Armed Liberal's earlier response to Max Sawicky is part of pretty much the same conversation and especially interesting. In it, he points out that in reading the Times article that started this discussion, Instapundit's comparison of suicide bombing and the culture that spawns it to a cult can be taken quite literally. This is so true that I'm amazed I didn't notice it until it was pointed out to me. Like Armed Liberal, I came of age in California in an era when cults were everywhere. In my case, I actually joined one. I was personally involved in training recruits to think and respond like proper cult members. So my expertise in this area is more than casual. The girl who was the primary focus of the article is an absolutely textbook cult recruitment target: young, intelligent, idealistic, seemingly troubled relationships with her family, and vulnerable due to recent catastrophe in her life.
In this case, there doesn't seem to have been any elaborate indoctrination, and the would-be terrorist herself seems to have been fairly nominally religious. Her handler assumed that, unlike earlier and more dedicated terrorists, just her ethnic identity was enough for her to be willing to carry out the attack. The terror organizers, who originally felt it required months of ritual and preparation to persuade intensely religious youths to give up their lives for the glory of killing and maiming random Jews, now feel no need for preparing a random adolescent like Arien Ahmed. Like other Palestinians, she has been surrounded for the past year with images glorifying 'martyrs' on television, street posters, in mosques. So the Palestinian culture in itself was enough of an indoctrination for her to turn to terrorism at a crisis point in her life. It was very much the same way some one in similar circumstances in another social environment might turn to prayer or intoxicants.

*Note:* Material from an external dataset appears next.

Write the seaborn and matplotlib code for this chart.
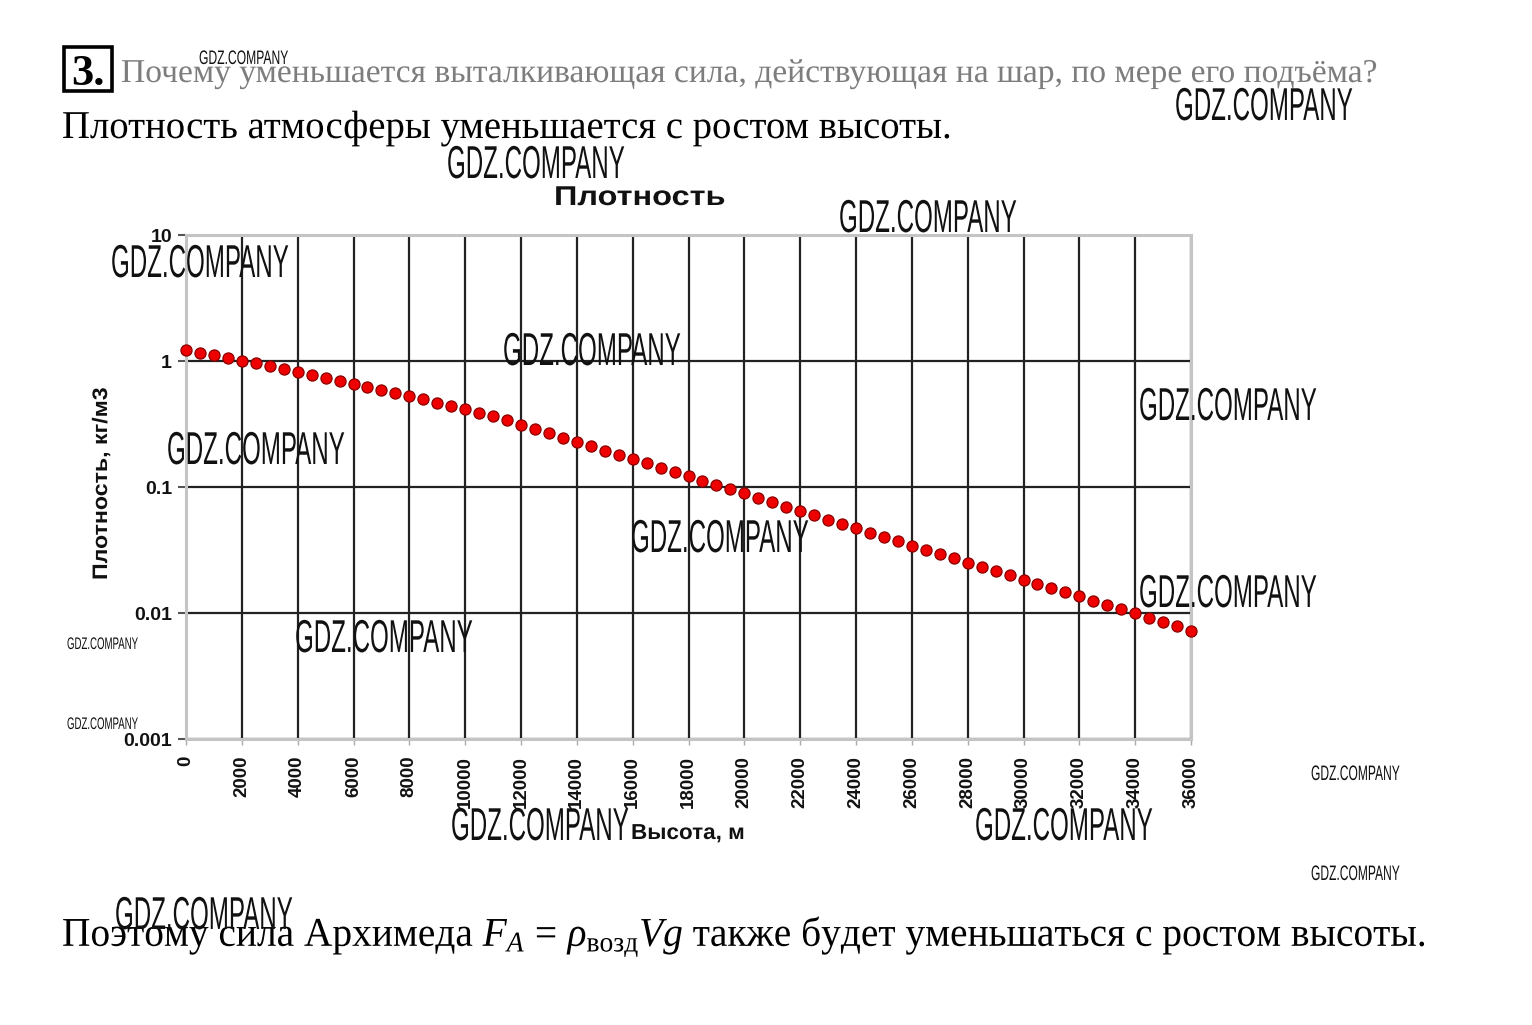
import matplotlib
matplotlib.use('Agg')
import matplotlib.pyplot as plt
import seaborn as sns
import pandas as pd
from matplotlib.patheffects import AbstractPathEffect
from matplotlib.transforms import Affine2D
from matplotlib.patches import Rectangle
from matplotlib.ticker import NullLocator

# ---------------- data ----------------
altitude_m = [0, 500, 1000, 1500, 2000, 2500, 3000, 3500, 4000, 4500,
              5000, 5500, 6000, 6500, 7000, 7500, 8000, 8500, 9000, 9500,
              10000, 10500, 11000, 11500, 12000, 12500, 13000, 13500, 14000, 14500,
              15000, 15500, 16000, 16500, 17000, 17500, 18000, 18500, 19000, 19500,
              20000, 20500, 21000, 21500, 22000, 22500, 23000, 23500, 24000, 24500,
              25000, 25500, 26000, 26500, 27000, 27500, 28000, 28500, 29000, 29500,
              30000, 30500, 31000, 31500, 32000, 32500, 33000, 33500, 34000, 34500,
              35000, 35500, 36000]
density = [1.225, 1.167, 1.112, 1.058, 1.007, 0.957, 0.9093, 0.8634, 0.8194, 0.777,
           0.7364, 0.6975, 0.6601, 0.6243, 0.59, 0.5572, 0.5258, 0.4958, 0.4671, 0.4397,
           0.4135, 0.3886, 0.3648, 0.3374, 0.3119, 0.2884, 0.2666, 0.2465, 0.2279, 0.2107,
           0.1948, 0.1801, 0.1665, 0.1539, 0.1423, 0.1316, 0.1217, 0.1125, 0.104, 0.09616,
           0.08891, 0.08205, 0.07572, 0.06989, 0.06451, 0.05957, 0.055, 0.05081, 0.04694, 0.04337,
           0.04008, 0.03706, 0.03426, 0.03168, 0.0293, 0.02711, 0.02508, 0.02321, 0.02148, 0.01989,
           0.01841, 0.01705, 0.01579, 0.01463, 0.01355, 0.01255, 0.01163, 0.01076, 0.00993, 0.009165,
           0.008463, 0.007835, 0.007258]
x_ticks = [0, 2000, 4000, 6000, 8000, 10000, 12000, 14000, 16000, 18000,
           20000, 22000, 24000, 26000, 28000, 30000, 32000, 34000, 36000]
x_tick_labels = [str(v) for v in x_ticks]
y_ticks = [0.001, 0.01, 0.1, 1, 10]
y_tick_labels = ['0.001', '0.01', '0.1', '1', '10']

chart_title = 'Плотность'
x_label = 'Высота, м'
y_label = 'Плотность, кг/м3'
task_number = '3.'
question = 'Почему уменьшается выталкивающая сила, действующая на шар, по мере его подъёма?'
answer1 = 'Плотность атмосферы уменьшается с ростом высоты.'
answer2 = r'Поэтому сила Архимеда $F_A\,=\,\rho_{\mathrm{возд}}Vg$ также будет уменьшаться с ростом высоты.'
watermark = 'GDZ.COMPANY'

# ---------------- style ----------------
sns.set_theme(style='white')
plt.rcParams['font.family'] = ['Liberation Sans', 'DejaVu Sans']
plt.rcParams['mathtext.fontset'] = 'custom'
plt.rcParams['mathtext.rm'] = 'Liberation Serif'
plt.rcParams['mathtext.it'] = 'Liberation Serif:italic'
plt.rcParams['mathtext.bf'] = 'Liberation Serif:bold'

W, H = 1532, 1025
fig = plt.figure(figsize=(W / 100, H / 100), dpi=100)
fig.patch.set_facecolor('white')

L, R, T, B = 186, 1191, 235, 739
ax = fig.add_axes([L / W, 1 - B / H, (R - L) / W, (B - T) / H])
df = pd.DataFrame({'alt': altitude_m, 'rho': density})
sns.scatterplot(data=df, x='alt', y='rho', ax=ax, s=64, color='#ee0000',
                edgecolor='#8a0000', linewidth=0.9, zorder=3, clip_on=False, legend=False)
ax.set_yscale('log')
ax.set_xlim(0, 36000)
ax.set_ylim(0.001, 10)
ax.set_xticks(x_ticks)
ax.set_xticklabels(x_tick_labels)
ax.set_yticks(y_ticks)
ax.set_yticklabels(y_tick_labels)
ax.yaxis.set_minor_locator(NullLocator())
ax.set_xlabel('')
ax.set_ylabel('')
ax.set_axisbelow(True)
ax.grid(True, which='major', color='#222222', linewidth=1.6)
for sp in ax.spines.values():
    sp.set_color('#c4c4c4')
    sp.set_linewidth(2.2)
ax.tick_params(axis='x', labelrotation=90, labelsize=13.5, length=4, width=1,
               color='#aaaaaa', pad=8, bottom=True)
ax.tick_params(axis='y', labelsize=14, length=6, width=1.5, color='#555555',
               pad=4, left=True)
for lab in ax.get_xticklabels() + ax.get_yticklabels():
    lab.set_fontweight('bold')
    lab.set_color('#111111')

# ---------------- page overlay ----------------
ov = fig.add_axes([0, 0, 1, 1])
ov.set_xlim(0, W)
ov.set_ylim(H, 0)
ov.axis('off')

class Stretch(AbstractPathEffect):
    def __init__(self, sx=1.0):
        super().__init__()
        self.sx = sx

    def draw_path(self, renderer, gc, tpath, affine, rgbFace=None):
        renderer.draw_path(gc, tpath, Affine2D().scale(self.sx, 1.0) + affine, rgbFace)

renderer = fig.canvas.get_renderer()

def place(s, x, y, length, cap, cap_ratio, rotation=0, **kw):
    size = cap / cap_ratio * 72 / 100
    t = ov.text(x, y, s, fontsize=size, ha='left', va='baseline',
                rotation=rotation, rotation_mode='anchor', **kw)
    bb = t.get_window_extent(renderer)
    natural = bb.height if rotation == 90 else bb.width
    t.set_path_effects([Stretch(length / natural)])
    return t

serif = ['Liberation Serif', 'DejaVu Serif']
sans = ['Liberation Sans', 'DejaVu Sans']
narrow = ['Liberation Sans Narrow', 'Liberation Sans', 'DejaVu Sans']

# header
ov.add_patch(Rectangle((64, 47), 48, 44, fill=False, lw=2.6, ec='black'))
ov.text(88, 85, task_number, fontsize=30 / 0.676 * 0.72, fontweight='bold',
        family=serif, ha='center', va='baseline', color='black')
place(question, 121, 82, 1257, 22, 0.66, family=serif, color='#7d7d7d')
place(answer1, 62, 138, 890, 26, 0.66, family=serif, color='black')
place(answer2, 62, 946, 1363, 27, 0.66, family=serif, color='black')

# chart texts
place(chart_title, 554, 205, 172, 19.5, 0.716, family=sans, fontweight='bold', color='#111111')
place(x_label, 631, 839, 114, 15.5, 0.716, family=sans, fontweight='bold', color='#111111')
place(y_label, 107, 580, 194, 15, 0.716, rotation=90, family=sans, fontweight='bold', color='#111111')

# watermarks: (left, baseline, width, cap height)
marks = [(199, 64, 89, 14), (1175, 120, 178, 33), (447, 178, 178, 33),
         (839, 232, 178, 33), (111, 277, 178, 33), (503, 365, 178, 33),
         (1139, 420, 178, 33), (167, 464, 178, 33), (631, 552, 178, 33),
         (1139, 607, 178, 33), (295, 652, 178, 33), (67, 649, 71, 12),
         (67, 729, 71, 12), (1311, 780, 89, 15), (451, 840, 178, 33),
         (975, 840, 178, 33), (1311, 880, 89, 15), (115, 929, 178, 33)]
for (mx, my, mw, mh) in marks:
    place(watermark, mx, my, mw, mh, 0.716, family=narrow, color='#111111')

fig.savefig('out.png', dpi=100, facecolor='white')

It used to take months of training to prepare a Palestinian terrorist from the West Bank or Gaza Strip to commit suicide in the course of killing Israelis. The attackers were strictly from the fundamentalist Hamas and Islamic Jihad, envisioning a covey of virgins and automatic passes to paradise for loved ones left behind.
But the who, why and how of Palestinian suicide bombing have changed, and the changes alarm not only Israelis but also Palestinians concerned for the impact on their own society. Palestinian militants and Israeli experts warn that the changes could reverberate overseas, should the target list in this metastasizing conflict continue to grow....
The range of recruits to suicide missions continues to broaden in often bewildering ways. This week, Israel's forces arrested a 12-year-old Palestinian boy its intelligence had identified as planning an attack.
Dr. Iyad Sarraj, a Palestinian psychiatrist in Gaza City, has watched the trend toward suicide bombing with growing alarm. He said that having grown up with the idea of suicide attacks, Palestinian children were equating death with power.
There are still limits. In this case, two young Palestinians were sent out for terror attacks. According to the survivor, neither wanted to carry them out. One did, killing two Israelis and himself. The other was caught and is now in prison. Had she been more carefully trained for her 'mission', she and several others would certainly be dead today. When she ultimately is released, she say she will have to live outside the Palestinian territories where she is now a pariah, apparently for valuing her own life and, even worse, the lives of Israelis.